Tuesday, March 9, 2010

A life of compromises

My whole life has been a series of compromises. From birth up to now. When I was a toddler, I had my suspicion that I was an “accident” and confronted my mum about it. Her response was vague but enough to decipher the truth. The decision to keep me was a compromise of sorts in my parent’s marital woes and obviously I wasn't a very effective solution cause my dad did leave us eventually.

In pre-school, I was hopeless at mandarin, but as a compromise to get a pass, I was persuaded to take on a female role in our yearly pageant. I obviously gave an Oscar winning performance cause I got 100% all the way for mandarin without ever lifting my pencil or uttering a single word of mandarin. Heavy make-up and wearing girls clothing will forever haunt me.

In primary school, I told my mum that I wanted to play table tennis full time and join a Chinese association for daily training.
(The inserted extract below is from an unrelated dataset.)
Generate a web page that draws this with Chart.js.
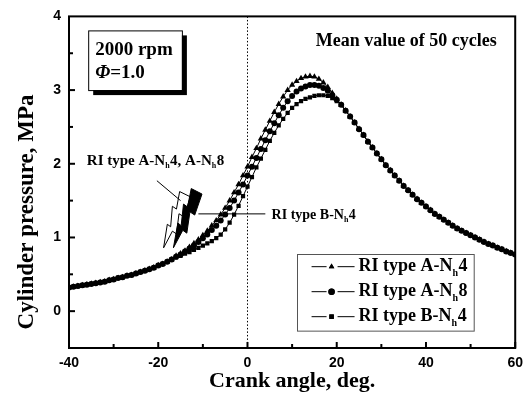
<!DOCTYPE html>
<html>
<head>
<meta charset="utf-8">
<script src="https://cdn.jsdelivr.net/npm/chart.js@4.4.0/dist/chart.umd.min.js"></script>
<style>
  html, body { margin: 0; padding: 0; background: #fff; }
</style>
</head>
<body>
<canvas id="pressureChart" width="530" height="406"></canvas>
<script>
const serif = "'Liberation Serif', 'DejaVu Serif', serif";
const sans = "'Liberation Sans', Arial, sans-serif";

// crank angle, deg (-40 .. 60)
const crankAngles = [
  -40,-39,-38,-37,-36,-35,-34,-33,-32,-31,-30,-29,-28,-27,-26,-25,-24,-23,-22,-21,
  -20,-19,-18,-17,-16,-15,-14,-13,-12,-11,-10,-9,-8,-7,-6,-5,-4,-3,-2,-1,
  0,1,2,3,4,5,6,7,8,9,10,11,12,13,14,15,16,17,18,19,
  20,21,22,23,24,25,26,27,28,29,30,31,32,33,34,35,36,37,38,39,
  40,41,42,43,44,45,46,47,48,49,50,51,52,53,54,55,56,57,58,59,60
];

// common compression part, -40 .. -17 deg
const compressionP = [0.32,0.33,0.34,0.35,0.36,0.37,0.38,0.39,0.40,0.42,0.43,0.45,0.46,0.48,0.49,0.51,0.53,0.55,0.57,0.59,0.62,0.64,0.67,0.70];

// combustion part of each case, -16 .. 21 deg
const typeA4P = [0.75,0.78,0.82,0.87,0.92,0.97,1.03,1.09,1.16,1.23,1.31,1.40,1.50,1.61,1.72,1.84,
  1.96,2.09,2.21,2.34,2.46,2.58,2.70,2.81,2.91,3.00,3.07,3.12,3.16,3.18,3.19,3.18,3.15,3.10,3.04,2.96,2.88,2.80];
const typeA8P = [0.74,0.77,0.81,0.85,0.89,0.94,0.99,1.04,1.10,1.16,1.23,1.31,1.40,1.50,1.61,1.72,
  1.84,1.96,2.08,2.20,2.32,2.44,2.55,2.66,2.76,2.85,2.92,2.98,3.02,3.05,3.07,3.07,3.06,3.03,2.99,2.93,2.87,2.80];
const typeB4P = [0.73,0.75,0.78,0.80,0.83,0.86,0.89,0.92,0.95,0.99,1.04,1.11,1.20,1.31,1.43,1.56,
  1.69,1.82,1.95,2.07,2.19,2.31,2.42,2.52,2.61,2.69,2.76,2.81,2.85,2.88,2.90,2.92,2.93,2.93,2.92,2.89,2.85,2.80];

// common expansion part, 22 .. 60 deg
const expansionP = [2.72,2.64,2.56,2.47,2.39,2.30,2.22,2.14,2.06,1.98,1.91,1.84,1.77,1.70,1.64,1.58,1.52,1.47,1.42,1.37,
  1.32,1.28,1.24,1.20,1.16,1.12,1.09,1.06,1.03,1.00,0.97,0.94,0.91,0.89,0.86,0.84,0.81,0.79,0.77];

// legend text, split as [text, subscript, text]
const seriesNames = [['RI type A-N', 'h', '4'], ['RI type A-N', 'h', '8'], ['RI type B-N', 'h', '4']];
const seriesMarkers = ['triangle', 'circle', 'rect'];

const toPoints = (part) => compressionP.concat(part, expansionP).map((p, i) => ({x: crankAngles[i], y: p}));

function richText(ctx, parts, x, y, size) {
  let cx = x;
  parts.forEach((p, i) => {
    const sub = i % 2 === 1;
    const s = sub ? Math.round(size * 0.55) : size;
    ctx.font = 'bold ' + s + 'px ' + serif;
    ctx.fillText(p, cx, sub ? y + size * 0.35 : y);
    cx += ctx.measureText(p).width + (sub ? 0.5 : 0);
  });
}

function drawBolt(ctx, x, y, base, top, fill, w) {
  const bx = x.getPixelForValue(base[0]), by = y.getPixelForValue(base[1]);
  const tx = x.getPixelForValue(top[0]), ty = y.getPixelForValue(top[1]);
  const dx = tx - bx, dy = ty - by;
  const len = Math.hypot(dx, dy);
  const px = -dy / len, py = dx / len;
  const shape = [[0,0],[0.40,-0.6],[0.38,-0.1],[0.72,-0.8],[0.70,-0.2],[1,-0.6],[0.98,0.9],[0.62,1],[0.64,0.3],[0.30,0.9],[0.32,0.3],[0,0]];
  ctx.beginPath();
  shape.forEach(([u, v], i) => {
    const X = bx + dx * u + px * v * w, Y = by + dy * u + py * v * w;
    if (i === 0) ctx.moveTo(X, Y); else ctx.lineTo(X, Y);
  });
  ctx.closePath();
  ctx.fillStyle = fill;
  ctx.fill();
  ctx.lineWidth = 1;
  ctx.strokeStyle = '#000';
  ctx.stroke();
}

const framePlugin = {
  id: 'frame',
  beforeDatasetsDraw(chart) {
    const {ctx, chartArea: a, scales: {x, y}} = chart;
    ctx.save();
    ctx.strokeStyle = '#000';
    ctx.lineWidth = 1;
    ctx.setLineDash([1.5, 2]);
    const x0 = Math.round(x.getPixelForValue(0)) + 0.5;
    ctx.beginPath();
    ctx.moveTo(x0, a.top);
    ctx.lineTo(x0, a.bottom);
    ctx.stroke();
    ctx.restore();
  },
  afterDatasetsDraw(chart) {
    const {ctx, chartArea: a, scales: {x, y}} = chart;
    ctx.save();
    ctx.strokeStyle = '#000';
    ctx.fillStyle = '#000';
    ctx.lineWidth = 2;
    ctx.strokeRect(a.left, a.top, a.right - a.left, a.bottom - a.top);

    // inward ticks
    [-40,-30,-20,-10,0,10,20,30,40,50,60].forEach((v) => {
      const px = x.getPixelForValue(v);
      const l = v % 20 === 0 ? 6 : 4;
      ctx.beginPath(); ctx.moveTo(px, a.bottom); ctx.lineTo(px, a.bottom - l); ctx.stroke();
    });
    [0,0.5,1,1.5,2,2.5,3,3.5].forEach((v) => {
      const py = y.getPixelForValue(v);
      const l = Number.isInteger(v) ? 6 : 4;
      ctx.beginPath(); ctx.moveTo(a.left, py); ctx.lineTo(a.left + l, py); ctx.stroke();
    });

    // y axis title
    ctx.save();
    ctx.translate(27, 212);
    ctx.rotate(-Math.PI / 2);
    ctx.textAlign = 'center';
    ctx.textBaseline = 'middle';
    ctx.font = 'bold 23px ' + serif;
    ctx.fillText('Cylinder pressure, MPa', 0, 0);
    ctx.restore();

    // 2000 rpm box
    const bl = x.getPixelForValue(-35.7), bt = y.getPixelForValue(3.81);
    const br = x.getPixelForValue(-14.7), bb = y.getPixelForValue(3.0);
    ctx.fillRect(bl + 5, bt + 5, br - bl, bb - bt);
    ctx.fillStyle = '#fff';
    ctx.fillRect(bl, bt, br - bl, bb - bt);
    ctx.lineWidth = 1;
    ctx.strokeRect(bl + 0.5, bt + 0.5, br - bl, bb - bt);
    ctx.fillStyle = '#000';
    ctx.textBaseline = 'middle';
    ctx.textAlign = 'left';
    ctx.font = 'bold 19px ' + serif;
    ctx.fillText('2000 rpm', bl + 7, bt + 20);
    ctx.font = 'italic bold 19px ' + serif;
    ctx.fillText('\u03A6', bl + 7, bt + 43);
    const pw = ctx.measureText('\u03A6').width;
    ctx.font = 'bold 19px ' + serif;
    ctx.fillText('=1.0', bl + 7 + pw, bt + 43);

    ctx.font = 'bold 18px ' + serif;
    ctx.fillText('Mean value of 50 cycles', x.getPixelForValue(15.3), y.getPixelForValue(3.66));

    // ignition annotations
    drawBolt(ctx, x, y, [-18.8, 0.86], [-14.2, 1.60], '#fff', 8);
    drawBolt(ctx, x, y, [-16.6, 0.86], [-11.6, 1.64], '#000', 8);
    ctx.lineWidth = 1;
    ctx.beginPath();
    ctx.moveTo(x.getPixelForValue(-20.3), y.getPixelForValue(1.77));
    ctx.lineTo(x.getPixelForValue(-15.0), y.getPixelForValue(1.50));
    ctx.stroke();
    ctx.beginPath();
    ctx.moveTo(x.getPixelForValue(-11.0), y.getPixelForValue(1.32));
    ctx.lineTo(x.getPixelForValue(4.0), y.getPixelForValue(1.32));
    ctx.stroke();
    ctx.fillStyle = '#000';
    richText(ctx, ['RI type A-N', 'h', '4, A-N', 'h', '8'], x.getPixelForValue(-36.0), y.getPixelForValue(2.04), 15);
    richText(ctx, ['RI type B-N', 'h', '4'], x.getPixelForValue(5.4), y.getPixelForValue(1.30), 14);

    // legend
    const ll = x.getPixelForValue(11.0), lt = y.getPixelForValue(0.78);
    const lr = x.getPixelForValue(50.6), lb = y.getPixelForValue(-0.26);
    ctx.fillStyle = '#fff';
    ctx.fillRect(ll, lt, lr - ll, lb - lt);
    ctx.strokeStyle = '#555';
    ctx.lineWidth = 1;
    ctx.strokeRect(Math.round(ll) + 0.5, Math.round(lt) + 0.5, lr - ll, lb - lt);
    ctx.strokeStyle = '#000';
    seriesNames.forEach((name, i) => {
      const ry = lt + 13 + i * 25;
      ctx.beginPath();
      ctx.moveTo(ll + 15, ry); ctx.lineTo(ll + 30, ry);
      ctx.moveTo(ll + 41, ry); ctx.lineTo(ll + 58, ry);
      ctx.stroke();
      ctx.fillStyle = '#000';
      Chart.helpers.drawPoint(ctx, {pointStyle: seriesMarkers[i], radius: 3.2, borderWidth: 0}, ll + 35, ry);
      ctx.fill();
      richText(ctx, name, ll + 62, ry, 18);
    });
    ctx.restore();
  }
};

const ctx = document.getElementById('pressureChart');

new Chart(ctx, {
  type: 'line',
  data: {
    datasets: [typeA4P, typeA8P, typeB4P].map((part, i) => ({
      label: seriesNames[i].join(''),
      data: toPoints(part),
      borderColor: '#000',
      borderWidth: 1,
      backgroundColor: '#000',
      pointStyle: seriesMarkers[i],
      pointRadius: i === 0 ? 3.6 : 3,
      pointBorderWidth: 0,
      pointBackgroundColor: '#000',
      fill: false,
      tension: 0
    }))
  },
  options: {
    responsive: false,
    animation: false,
    devicePixelRatio: 1,
    layout: { padding: { top: 15, right: 13, left: 0, bottom: 0 } },
    plugins: { legend: { display: false }, tooltip: { enabled: false } },
    scales: {
      x: {
        type: 'linear',
        min: -40,
        max: 60,
        grid: { display: false, drawTicks: false },
        border: { display: false },
        ticks: { stepSize: 20, padding: 7, color: '#000', font: { family: sans, size: 14, weight: 'bold' } },
        title: { display: true, text: 'Crank angle, deg.', color: '#000', padding: { top: 0, bottom: 11 }, font: { family: serif, size: 22, weight: 'bold' } },
        afterFit: (axis) => { axis.height = 58; }
      },
      y: {
        min: -0.5,
        max: 4,
        grid: { display: false, drawTicks: false },
        border: { display: false },
        ticks: {
          stepSize: 1,
          padding: 8,
          color: '#000',
          font: { family: sans, size: 14, weight: 'bold' },
          callback: (v) => Number.isInteger(v) ? v : ''
        },
        title: { display: false },
        afterFit: (axis) => { axis.width = 69; }
      }
    }
  },
  plugins: [framePlugin]
});
</script>
</body>
</html>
She said sure, provided the association feeds and cloth me till I was 18 (brrpptt, I could always feed myself with my table tennis winnings). Her other requirement was for the association to make an application to the NRD to include the association’s name into my name, she said it was for my own good and protection. I thought it was a brilliant idea and spoke to my coach about it. At the end of the conversation, I thought coach was introducing some new training technique that involves rolling on the floor and laughing out dementedly. Moms can be cruel that way.

In high school, I compromised and settled for this girl that I wasn’t even really interested in to start with. I just wanted to get fresh with her. Her best friend (who was actually interested in me first) dated my best friend (I gave up my right for the sake of my buddy). They were perpetually screwing like bunnies in summer heat while I was stuck on 2nd base with my compromise. The irony.

In college, it was either a car or an oversea education. On hindsight, this is a no brainer, but seen from the eyes of a college kid, it was an excruciating compromise. An oversea education it was. Thankfully I had rich friends who would lend me their ride for my dates. The compromise, I get to do their homework for them. A compromise that I was happy to agree to for some compromising positions in their car.

Rushing through university then my work life, the compromises just kept piling on. And here I am, in my 30s, still compromising at the expense of my own happiness.